WRITTEN REQUEST: Print exactly the lines running from the one that holds "Rebuild this chart" through the one that holds "ax.grid(False)", please, and leave the pictures out.

ENTRIES SHOWN:
# # # # #

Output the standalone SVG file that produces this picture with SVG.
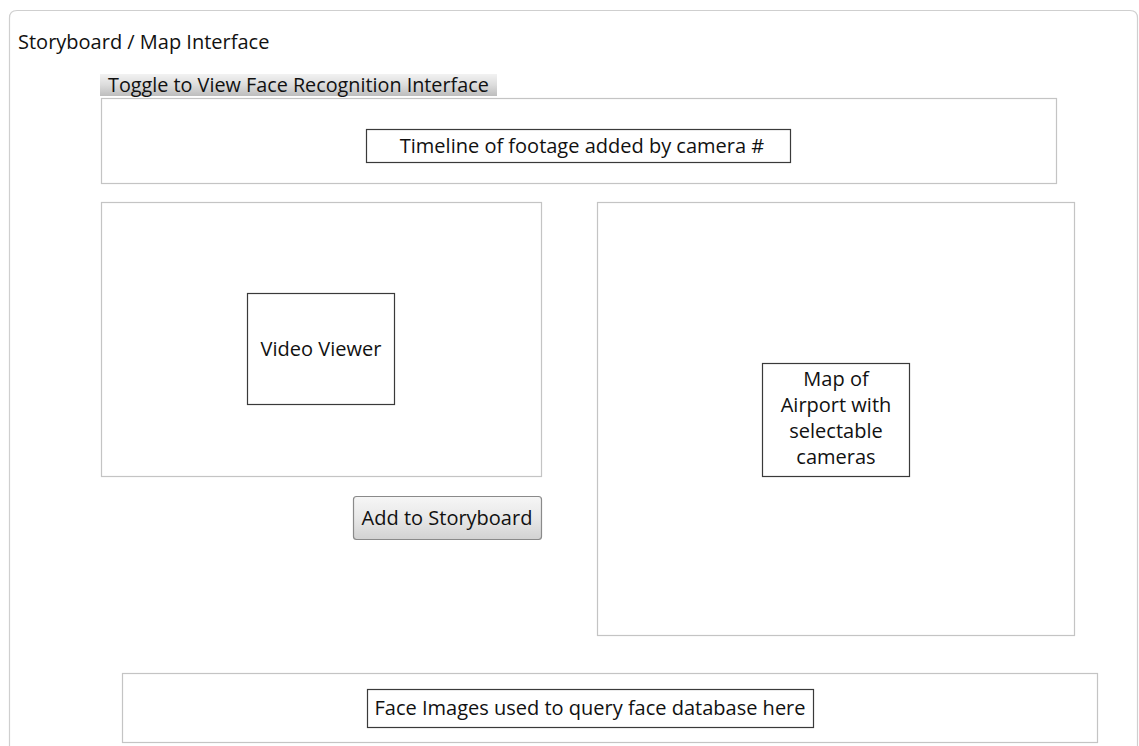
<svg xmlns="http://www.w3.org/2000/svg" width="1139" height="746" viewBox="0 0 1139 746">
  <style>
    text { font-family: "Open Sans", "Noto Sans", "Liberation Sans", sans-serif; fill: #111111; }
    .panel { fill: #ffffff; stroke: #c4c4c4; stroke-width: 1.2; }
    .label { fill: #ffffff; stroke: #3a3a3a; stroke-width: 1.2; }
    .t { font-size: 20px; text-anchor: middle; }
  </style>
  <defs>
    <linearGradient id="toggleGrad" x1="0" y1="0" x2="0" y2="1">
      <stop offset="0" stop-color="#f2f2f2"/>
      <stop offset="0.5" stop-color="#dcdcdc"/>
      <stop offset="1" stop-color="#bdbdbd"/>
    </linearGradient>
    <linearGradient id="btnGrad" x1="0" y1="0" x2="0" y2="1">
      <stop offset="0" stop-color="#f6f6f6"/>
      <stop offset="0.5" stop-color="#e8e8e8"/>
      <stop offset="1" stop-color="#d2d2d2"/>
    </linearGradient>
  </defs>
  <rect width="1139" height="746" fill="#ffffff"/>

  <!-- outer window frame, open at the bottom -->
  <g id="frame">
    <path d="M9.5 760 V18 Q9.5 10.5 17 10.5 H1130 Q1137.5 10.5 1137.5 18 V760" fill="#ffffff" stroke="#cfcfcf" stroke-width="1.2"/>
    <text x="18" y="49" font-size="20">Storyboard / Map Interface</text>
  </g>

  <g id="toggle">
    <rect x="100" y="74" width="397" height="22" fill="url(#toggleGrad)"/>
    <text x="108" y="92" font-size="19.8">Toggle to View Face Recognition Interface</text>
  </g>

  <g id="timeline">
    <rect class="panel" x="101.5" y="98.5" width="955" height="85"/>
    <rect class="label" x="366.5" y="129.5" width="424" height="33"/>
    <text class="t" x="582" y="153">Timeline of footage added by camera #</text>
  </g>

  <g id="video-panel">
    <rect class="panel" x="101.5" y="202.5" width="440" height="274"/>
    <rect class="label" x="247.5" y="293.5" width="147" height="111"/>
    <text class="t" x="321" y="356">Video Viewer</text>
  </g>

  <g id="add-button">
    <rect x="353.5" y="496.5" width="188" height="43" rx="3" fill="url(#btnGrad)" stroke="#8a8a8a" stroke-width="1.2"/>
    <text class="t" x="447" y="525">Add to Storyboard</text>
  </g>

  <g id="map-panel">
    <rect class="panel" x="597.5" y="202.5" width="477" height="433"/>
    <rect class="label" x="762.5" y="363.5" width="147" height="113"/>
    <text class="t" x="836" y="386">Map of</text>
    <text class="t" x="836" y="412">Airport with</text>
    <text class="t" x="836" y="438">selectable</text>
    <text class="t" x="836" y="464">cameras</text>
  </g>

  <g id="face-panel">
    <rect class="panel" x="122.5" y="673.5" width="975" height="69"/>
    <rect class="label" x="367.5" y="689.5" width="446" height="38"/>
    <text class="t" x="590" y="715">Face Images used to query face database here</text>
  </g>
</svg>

# # # # #

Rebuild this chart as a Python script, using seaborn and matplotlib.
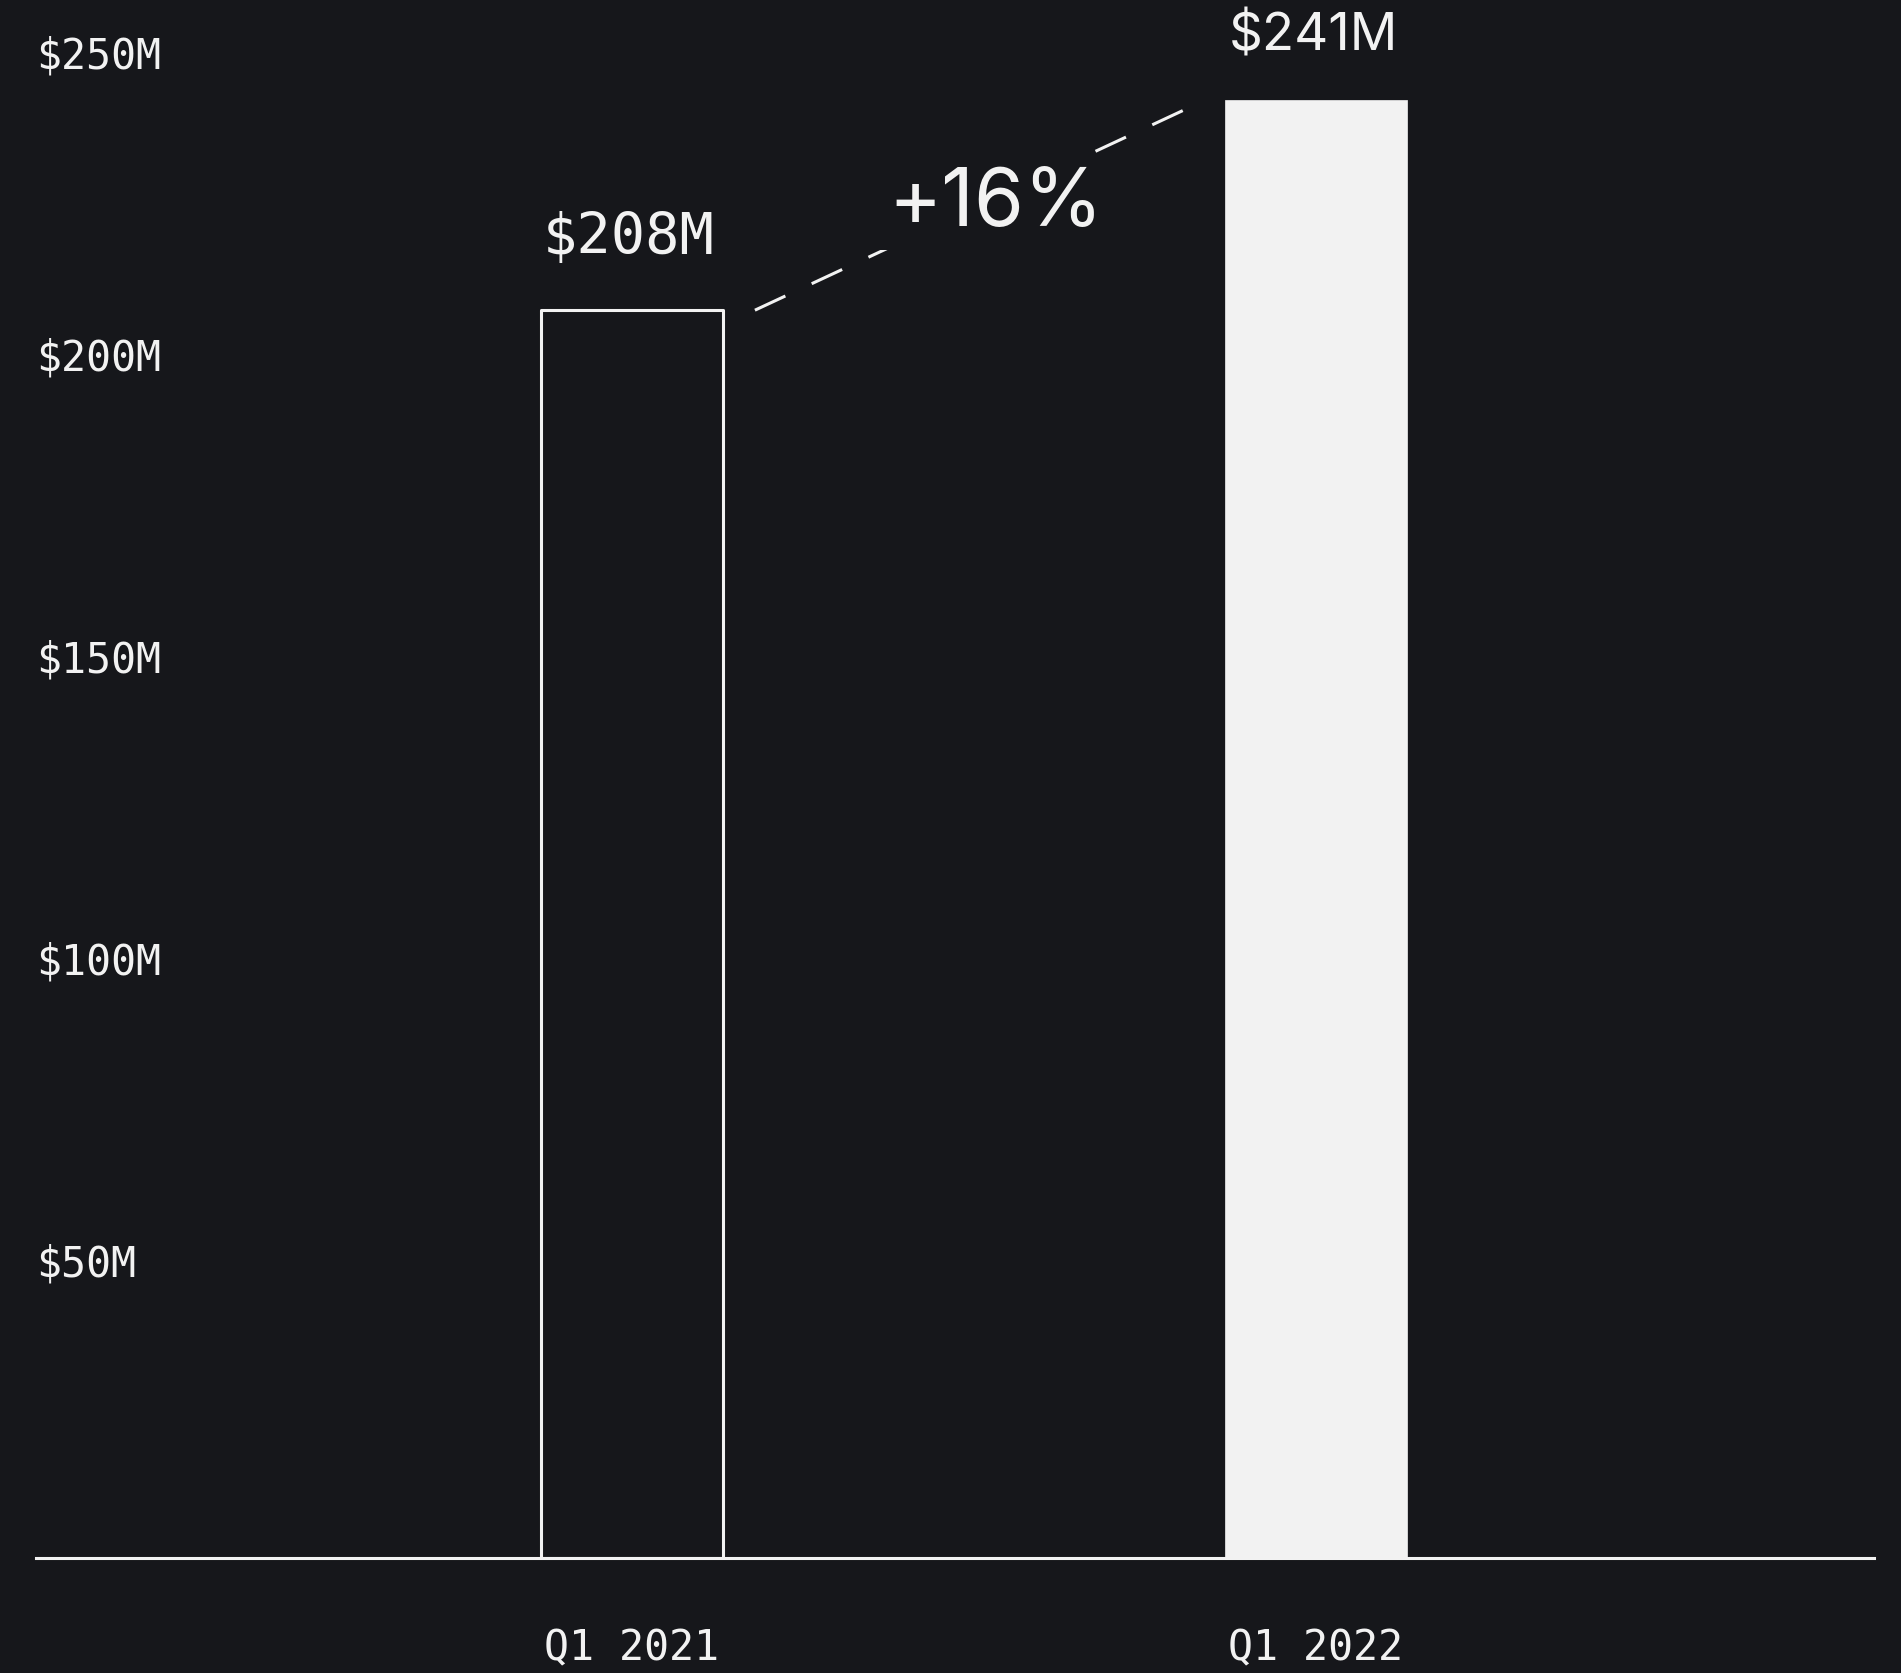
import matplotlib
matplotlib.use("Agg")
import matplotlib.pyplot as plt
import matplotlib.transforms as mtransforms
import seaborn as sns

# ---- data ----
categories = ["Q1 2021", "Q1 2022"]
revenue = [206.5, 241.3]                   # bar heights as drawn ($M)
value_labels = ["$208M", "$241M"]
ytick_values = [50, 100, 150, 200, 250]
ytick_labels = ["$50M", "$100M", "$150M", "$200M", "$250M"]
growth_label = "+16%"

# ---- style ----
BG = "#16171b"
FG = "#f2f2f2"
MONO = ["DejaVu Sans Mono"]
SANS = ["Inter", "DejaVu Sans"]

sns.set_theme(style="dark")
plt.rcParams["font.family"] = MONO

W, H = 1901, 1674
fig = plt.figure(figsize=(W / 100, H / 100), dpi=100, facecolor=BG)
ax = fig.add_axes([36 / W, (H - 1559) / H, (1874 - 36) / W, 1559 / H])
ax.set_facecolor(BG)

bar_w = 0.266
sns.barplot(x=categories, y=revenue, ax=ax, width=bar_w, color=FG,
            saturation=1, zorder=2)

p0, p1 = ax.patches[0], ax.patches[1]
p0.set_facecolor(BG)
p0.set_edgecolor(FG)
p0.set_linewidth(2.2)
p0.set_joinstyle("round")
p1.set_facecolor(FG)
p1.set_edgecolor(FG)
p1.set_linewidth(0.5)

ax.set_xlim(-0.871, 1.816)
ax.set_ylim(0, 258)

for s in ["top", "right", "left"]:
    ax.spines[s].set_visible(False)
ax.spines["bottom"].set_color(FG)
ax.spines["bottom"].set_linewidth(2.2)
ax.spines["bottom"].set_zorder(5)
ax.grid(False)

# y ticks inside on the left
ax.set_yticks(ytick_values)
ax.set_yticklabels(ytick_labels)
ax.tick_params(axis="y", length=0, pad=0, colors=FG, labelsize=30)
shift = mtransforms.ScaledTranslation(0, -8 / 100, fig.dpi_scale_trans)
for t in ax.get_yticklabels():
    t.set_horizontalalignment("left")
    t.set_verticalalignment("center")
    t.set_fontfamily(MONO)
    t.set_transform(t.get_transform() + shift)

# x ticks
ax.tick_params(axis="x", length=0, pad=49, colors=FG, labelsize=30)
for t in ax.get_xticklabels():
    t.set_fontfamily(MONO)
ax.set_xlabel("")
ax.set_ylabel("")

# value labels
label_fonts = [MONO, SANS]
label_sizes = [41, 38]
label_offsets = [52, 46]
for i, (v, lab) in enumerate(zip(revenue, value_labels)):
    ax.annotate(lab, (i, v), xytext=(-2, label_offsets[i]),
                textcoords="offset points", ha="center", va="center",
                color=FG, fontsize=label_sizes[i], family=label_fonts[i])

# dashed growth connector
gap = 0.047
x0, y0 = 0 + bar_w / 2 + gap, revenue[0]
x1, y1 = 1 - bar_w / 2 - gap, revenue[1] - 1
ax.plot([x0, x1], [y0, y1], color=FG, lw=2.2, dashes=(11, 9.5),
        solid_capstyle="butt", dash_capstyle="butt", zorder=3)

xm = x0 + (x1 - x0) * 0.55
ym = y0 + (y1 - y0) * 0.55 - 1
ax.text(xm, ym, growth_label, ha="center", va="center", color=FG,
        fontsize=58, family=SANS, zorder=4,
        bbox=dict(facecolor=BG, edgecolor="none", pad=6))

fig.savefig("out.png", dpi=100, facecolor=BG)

# # # # #

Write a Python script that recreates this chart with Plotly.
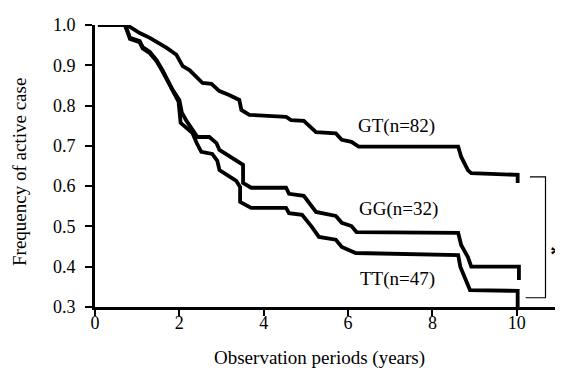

# # # # #

THE SOLUTION:
Rebuild this chart as a Python script, using seaborn and matplotlib.
import matplotlib
matplotlib.use("Agg")
import matplotlib.pyplot as plt
import matplotlib.transforms as mtransforms
import seaborn as sns

# ---- data ----
categories = ["Q1 2021", "Q1 2022"]
revenue = [206.5, 241.3]                   # bar heights as drawn ($M)
value_labels = ["$208M", "$241M"]
ytick_values = [50, 100, 150, 200, 250]
ytick_labels = ["$50M", "$100M", "$150M", "$200M", "$250M"]
growth_label = "+16%"

# ---- style ----
BG = "#16171b"
FG = "#f2f2f2"
MONO = ["DejaVu Sans Mono"]
SANS = ["Inter", "DejaVu Sans"]

sns.set_theme(style="dark")
plt.rcParams["font.family"] = MONO

W, H = 1901, 1674
fig = plt.figure(figsize=(W / 100, H / 100), dpi=100, facecolor=BG)
ax = fig.add_axes([36 / W, (H - 1559) / H, (1874 - 36) / W, 1559 / H])
ax.set_facecolor(BG)

bar_w = 0.266
sns.barplot(x=categories, y=revenue, ax=ax, width=bar_w, color=FG,
            saturation=1, zorder=2)

p0, p1 = ax.patches[0], ax.patches[1]
p0.set_facecolor(BG)
p0.set_edgecolor(FG)
p0.set_linewidth(2.2)
p0.set_joinstyle("round")
p1.set_facecolor(FG)
p1.set_edgecolor(FG)
p1.set_linewidth(0.5)

ax.set_xlim(-0.871, 1.816)
ax.set_ylim(0, 258)

for s in ["top", "right", "left"]:
    ax.spines[s].set_visible(False)
ax.spines["bottom"].set_color(FG)
ax.spines["bottom"].set_linewidth(2.2)
ax.spines["bottom"].set_zorder(5)
ax.grid(False)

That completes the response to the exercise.